Where does the string "page" appear in the records? Copy every line that contains it.

# # # #

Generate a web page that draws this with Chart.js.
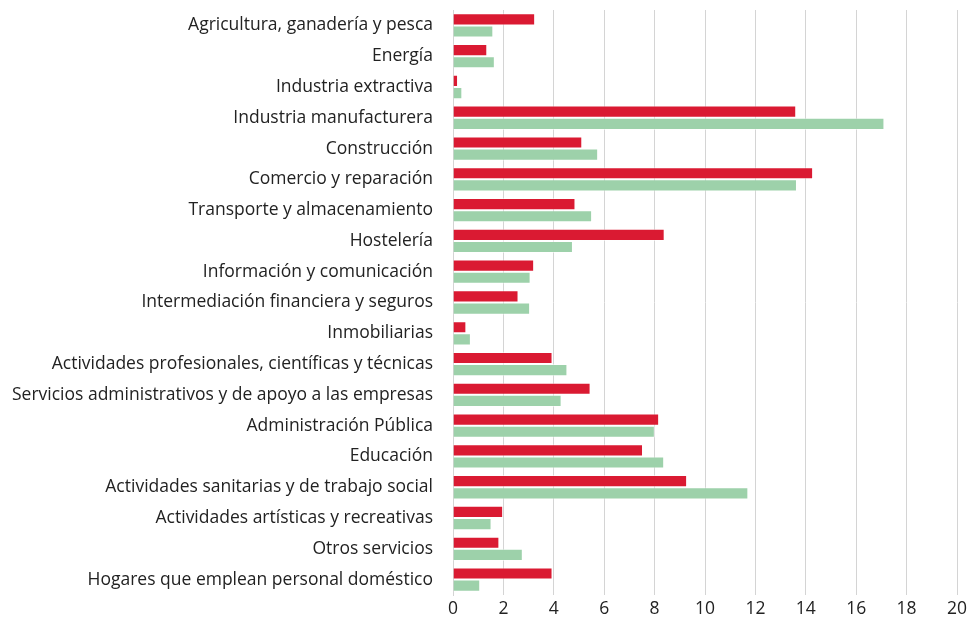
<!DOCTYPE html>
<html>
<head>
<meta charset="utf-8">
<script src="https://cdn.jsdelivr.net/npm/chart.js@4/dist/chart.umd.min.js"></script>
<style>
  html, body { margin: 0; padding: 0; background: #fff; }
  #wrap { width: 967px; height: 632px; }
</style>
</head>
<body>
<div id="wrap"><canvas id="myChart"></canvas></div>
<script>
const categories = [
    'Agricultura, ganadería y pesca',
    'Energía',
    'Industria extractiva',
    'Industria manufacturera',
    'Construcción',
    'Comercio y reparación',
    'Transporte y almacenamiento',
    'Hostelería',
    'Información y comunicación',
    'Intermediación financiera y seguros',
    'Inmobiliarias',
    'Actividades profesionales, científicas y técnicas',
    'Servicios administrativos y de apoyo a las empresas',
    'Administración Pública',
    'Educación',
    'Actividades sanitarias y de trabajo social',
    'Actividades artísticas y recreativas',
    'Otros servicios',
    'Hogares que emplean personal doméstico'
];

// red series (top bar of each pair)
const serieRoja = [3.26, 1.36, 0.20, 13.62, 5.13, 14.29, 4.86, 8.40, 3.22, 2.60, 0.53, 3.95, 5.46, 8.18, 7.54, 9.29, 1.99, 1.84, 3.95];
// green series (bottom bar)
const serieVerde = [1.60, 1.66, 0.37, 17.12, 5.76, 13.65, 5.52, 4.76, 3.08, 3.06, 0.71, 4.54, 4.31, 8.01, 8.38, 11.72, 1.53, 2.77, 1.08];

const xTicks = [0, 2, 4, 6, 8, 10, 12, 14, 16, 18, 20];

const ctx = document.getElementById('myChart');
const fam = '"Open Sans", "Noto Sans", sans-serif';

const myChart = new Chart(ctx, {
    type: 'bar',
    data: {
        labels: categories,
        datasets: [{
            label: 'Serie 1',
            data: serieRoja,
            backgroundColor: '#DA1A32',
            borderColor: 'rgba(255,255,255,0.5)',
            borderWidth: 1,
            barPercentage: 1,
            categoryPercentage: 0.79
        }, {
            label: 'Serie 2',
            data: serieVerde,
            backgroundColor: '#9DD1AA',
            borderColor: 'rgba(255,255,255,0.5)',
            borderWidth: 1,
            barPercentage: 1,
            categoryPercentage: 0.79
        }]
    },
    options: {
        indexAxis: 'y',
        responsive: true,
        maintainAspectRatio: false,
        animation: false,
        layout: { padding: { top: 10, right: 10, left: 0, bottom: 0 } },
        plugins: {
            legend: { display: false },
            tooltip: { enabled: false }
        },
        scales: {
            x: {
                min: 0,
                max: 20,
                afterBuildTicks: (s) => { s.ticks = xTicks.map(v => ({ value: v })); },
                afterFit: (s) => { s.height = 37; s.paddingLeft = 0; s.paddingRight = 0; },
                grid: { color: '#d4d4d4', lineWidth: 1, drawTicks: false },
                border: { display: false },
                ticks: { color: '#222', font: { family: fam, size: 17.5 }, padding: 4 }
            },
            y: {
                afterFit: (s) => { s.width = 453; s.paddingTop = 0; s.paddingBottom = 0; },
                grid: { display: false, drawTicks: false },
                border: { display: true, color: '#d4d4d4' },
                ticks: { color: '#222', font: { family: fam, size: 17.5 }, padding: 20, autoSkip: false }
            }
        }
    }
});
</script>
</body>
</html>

# # # #

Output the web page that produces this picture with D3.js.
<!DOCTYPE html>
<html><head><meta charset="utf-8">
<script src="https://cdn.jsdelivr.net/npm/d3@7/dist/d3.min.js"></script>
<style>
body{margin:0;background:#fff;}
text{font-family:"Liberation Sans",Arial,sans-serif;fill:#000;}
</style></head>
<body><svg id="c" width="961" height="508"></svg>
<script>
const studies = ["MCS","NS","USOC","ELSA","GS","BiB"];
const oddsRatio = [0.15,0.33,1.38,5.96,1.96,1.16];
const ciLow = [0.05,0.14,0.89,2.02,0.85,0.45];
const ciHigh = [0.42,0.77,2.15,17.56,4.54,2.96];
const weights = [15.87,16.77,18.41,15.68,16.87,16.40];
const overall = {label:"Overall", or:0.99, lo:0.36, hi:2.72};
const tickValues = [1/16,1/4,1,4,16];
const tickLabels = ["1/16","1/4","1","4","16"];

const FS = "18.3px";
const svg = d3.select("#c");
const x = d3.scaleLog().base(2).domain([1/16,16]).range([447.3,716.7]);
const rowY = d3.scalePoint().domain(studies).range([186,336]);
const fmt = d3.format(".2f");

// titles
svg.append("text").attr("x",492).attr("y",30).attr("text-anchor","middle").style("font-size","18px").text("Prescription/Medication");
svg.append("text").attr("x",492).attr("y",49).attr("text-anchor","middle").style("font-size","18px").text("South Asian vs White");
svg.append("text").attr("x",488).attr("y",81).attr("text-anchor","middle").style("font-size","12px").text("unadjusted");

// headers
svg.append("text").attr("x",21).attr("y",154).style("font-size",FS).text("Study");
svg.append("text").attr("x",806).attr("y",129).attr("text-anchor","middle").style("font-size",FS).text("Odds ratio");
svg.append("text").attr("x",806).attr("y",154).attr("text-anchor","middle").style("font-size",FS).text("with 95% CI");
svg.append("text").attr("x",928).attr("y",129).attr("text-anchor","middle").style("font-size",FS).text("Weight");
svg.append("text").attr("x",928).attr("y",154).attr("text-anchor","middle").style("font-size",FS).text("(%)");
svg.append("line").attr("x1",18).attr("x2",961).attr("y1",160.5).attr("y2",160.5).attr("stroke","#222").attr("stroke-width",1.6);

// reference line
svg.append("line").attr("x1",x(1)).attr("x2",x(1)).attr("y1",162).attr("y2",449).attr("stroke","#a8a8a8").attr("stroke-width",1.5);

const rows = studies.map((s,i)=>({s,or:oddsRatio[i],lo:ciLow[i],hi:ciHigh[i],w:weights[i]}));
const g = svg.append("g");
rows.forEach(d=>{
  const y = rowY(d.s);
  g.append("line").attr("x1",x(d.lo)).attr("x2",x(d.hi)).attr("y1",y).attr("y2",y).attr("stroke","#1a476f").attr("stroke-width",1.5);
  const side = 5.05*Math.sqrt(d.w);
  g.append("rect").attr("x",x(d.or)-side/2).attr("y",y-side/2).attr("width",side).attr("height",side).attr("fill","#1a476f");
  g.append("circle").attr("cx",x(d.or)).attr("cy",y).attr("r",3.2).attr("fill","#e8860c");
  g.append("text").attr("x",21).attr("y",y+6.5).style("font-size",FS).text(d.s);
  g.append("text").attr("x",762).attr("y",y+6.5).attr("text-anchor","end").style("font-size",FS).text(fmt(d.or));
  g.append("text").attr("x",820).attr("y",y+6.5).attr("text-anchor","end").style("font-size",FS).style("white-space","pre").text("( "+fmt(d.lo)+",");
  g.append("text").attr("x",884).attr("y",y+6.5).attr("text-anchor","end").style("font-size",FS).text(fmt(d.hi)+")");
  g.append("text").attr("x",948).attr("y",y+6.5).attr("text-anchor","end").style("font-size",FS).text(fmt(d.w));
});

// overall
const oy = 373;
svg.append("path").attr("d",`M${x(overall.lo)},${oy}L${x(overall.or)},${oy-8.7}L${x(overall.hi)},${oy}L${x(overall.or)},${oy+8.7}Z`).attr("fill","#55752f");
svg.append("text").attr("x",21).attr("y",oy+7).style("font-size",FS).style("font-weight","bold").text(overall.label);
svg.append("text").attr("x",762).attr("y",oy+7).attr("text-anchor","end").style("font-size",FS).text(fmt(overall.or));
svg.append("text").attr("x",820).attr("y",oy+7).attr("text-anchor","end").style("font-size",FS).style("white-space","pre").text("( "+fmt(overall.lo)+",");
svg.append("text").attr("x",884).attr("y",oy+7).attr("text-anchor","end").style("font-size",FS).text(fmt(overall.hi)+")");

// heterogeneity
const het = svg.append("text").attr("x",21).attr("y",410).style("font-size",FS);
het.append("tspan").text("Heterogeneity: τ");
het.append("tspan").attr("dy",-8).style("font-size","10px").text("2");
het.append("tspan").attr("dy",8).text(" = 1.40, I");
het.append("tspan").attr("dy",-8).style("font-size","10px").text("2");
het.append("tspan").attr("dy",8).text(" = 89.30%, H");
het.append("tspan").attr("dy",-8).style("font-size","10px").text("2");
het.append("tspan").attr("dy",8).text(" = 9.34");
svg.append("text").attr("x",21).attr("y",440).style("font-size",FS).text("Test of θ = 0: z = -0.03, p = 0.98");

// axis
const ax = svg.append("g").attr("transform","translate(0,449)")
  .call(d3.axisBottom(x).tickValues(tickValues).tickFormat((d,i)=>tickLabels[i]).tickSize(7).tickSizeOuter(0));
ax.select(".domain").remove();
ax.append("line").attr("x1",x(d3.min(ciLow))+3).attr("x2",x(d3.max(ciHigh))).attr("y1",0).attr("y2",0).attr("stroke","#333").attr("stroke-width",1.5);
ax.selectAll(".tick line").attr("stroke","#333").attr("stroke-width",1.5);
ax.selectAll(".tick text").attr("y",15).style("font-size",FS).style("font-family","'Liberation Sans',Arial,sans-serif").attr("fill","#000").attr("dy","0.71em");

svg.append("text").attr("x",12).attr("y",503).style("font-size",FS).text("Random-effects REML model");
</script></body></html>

# # # #

**THE COMPLETED TASK:**
Generate a web page that draws this with Chart.js.
Output the web page that produces this picture with D3.js.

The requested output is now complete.